Por una serie de circunstancias, está presente en los juicios de Nuremberg; desde allí se traslada a Hamburgo, donde se las arregla para soportar la severa escasez de alimentos y la pobreza de los años de la posguerra: su segunda edad de hielo. Luego sobreviene el ''milagro económico'' en Alemania, y su fortuna mejora. Comienza una carrera lucrativa en el mundo del cine, lo que no le impide lamentarse del giro materialista que la sociedad ha comenzado a tomar. Él mismo se culpa y castiga por perseguir la quimera del dinero en lugar de escribir su novela.

La muerte de mi hermano Abel no sólo abre surcos en la tragedia europea y en la vida de Aristides Subicz, el guionista de cine dandi que sueña con concluir su ambicioso libro, se compone de monólogos largos, algunos filosóficos en el tono, otros sarcásticos, en los que el narrador se ocupa de diferentes asuntos: la escritura, el psicoanálisis, el sexo, los mitos, la muerte, la religión, la política, en definitiva un catálogo cultural de los materiales que han moldeado el siglo pasado.
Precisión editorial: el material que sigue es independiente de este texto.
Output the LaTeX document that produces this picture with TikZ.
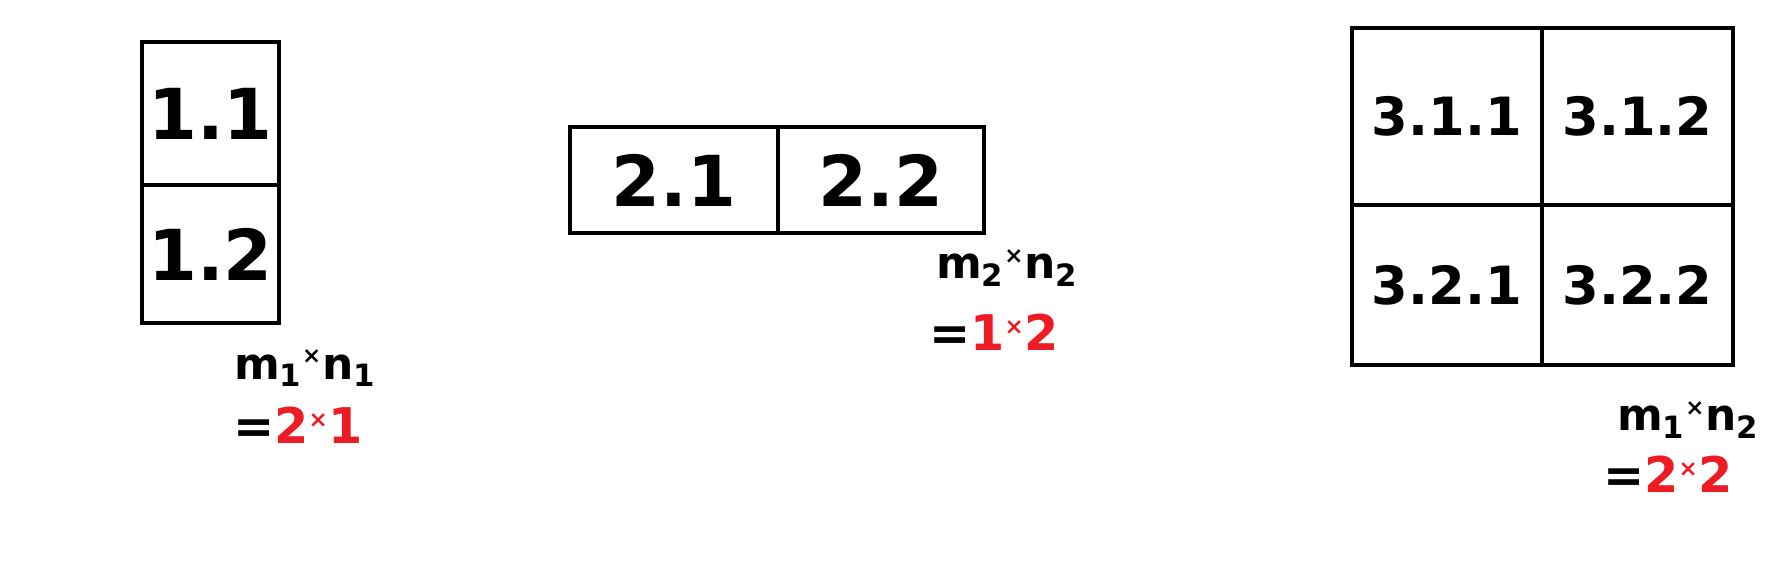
\documentclass[tikz,border=0pt]{standalone}
\usepackage{fontspec}
\setmainfont{DejaVu Sans}
\usetikzlibrary{positioning}
\definecolor{paintred}{RGB}{237,28,36}
\newcommand{\redpart}[1]{\textcolor{paintred}{#1}}
\newcommand{\tms}{\textsuperscript{\fontsize{13}{13}\selectfont ×}}

\begin{document}
\begin{tikzpicture}[
    x=0.02cm, y=-0.02cm,
    cell/.style 2 args={draw, line width=2.3pt, outer sep=0pt, inner sep=0pt, minimum width=#1, minimum height=#2, font=\bfseries\fontsize{40}{42}\selectfont},
    small/.style={font=\bfseries\fontsize{30}{32}\selectfont},
    dims/.style={font=\bfseries\fontsize{25}{27}\selectfont, inner sep=0pt},
    result/.style={font=\bfseries\fontsize{28}{30}\selectfont, inner sep=0pt}
]
    \useasboundingbox[fill=white] (0,0) rectangle (1770,570);

    % First grid (2 x 1)
    \node[cell={2.74cm}{2.86cm}] (c11) at (210.5,113.5) {1.1};
    \node[cell={2.74cm}{2.76cm}, below=0pt of c11] (c12) {1.2};

    % Second grid (1 x 2)
    \node[cell={4.16cm}{2.12cm}] (c21) at (674,180) {2.1};
    \node[cell={4.12cm}{2.12cm}, right=0pt of c21] (c22) {2.2};

    % Third grid (2 x 2)
    \node[cell={3.8cm}{3.54cm}, small] (c311) at (1447,116.5) {3.1.1};
    \node[cell={3.82cm}{3.54cm}, small, right=0pt of c311] (c312) {3.1.2};
    \node[cell={3.8cm}{3.2cm}, small, below=0pt of c311] (c321) {3.2.1};
    \node[cell={3.82cm}{3.2cm}, small, below=0pt of c312] (c322) {3.2.2};

    % Sizes
    \node[dims] (d1) at (305,368) {m\textsubscript{1}\tms n\textsubscript{1}};
    \node[result] (r1) at (298,425) {=\redpart{2\tms 1}};

    \node[dims] (d2) at (1007,268) {m\textsubscript{2}\tms n\textsubscript{2}};
    \node[result] (r2) at (994,332) {=\redpart{1\tms 2}};

    \node[dims] (d3) at (1688,420) {m\textsubscript{1}\tms n\textsubscript{2}};
    \node[result] (r3) at (1668,474) {=\redpart{2\tms 2}};

\end{tikzpicture}
\end{document}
Sus observaciones, por ejemplo, sobre el proceso de Nüremberg y los detalles al final de la novela abren una ulterior reflexión incómoda y puede que no del todo plausible sobre la naturaleza radical del genocidio nazi. El asesinato de varios millones de personas -razona el narrador- es algo tan abstracto que sólo se puede comprender por medio de las estadísticas. No hay manera de poner al asesino en una relación proporcional con su crimen atroz. "No es posible imaginar un castigo justo para él".

Nadie ha dicho que las obras de arte de la literatura -ocurre con La muerte de mi hermano Abel al igual que sucedía con Memorias de un antisemita- tengan que ser reconfortantes para el lector. Novela absolutamente imprescindible la de Gregor von Rezzori.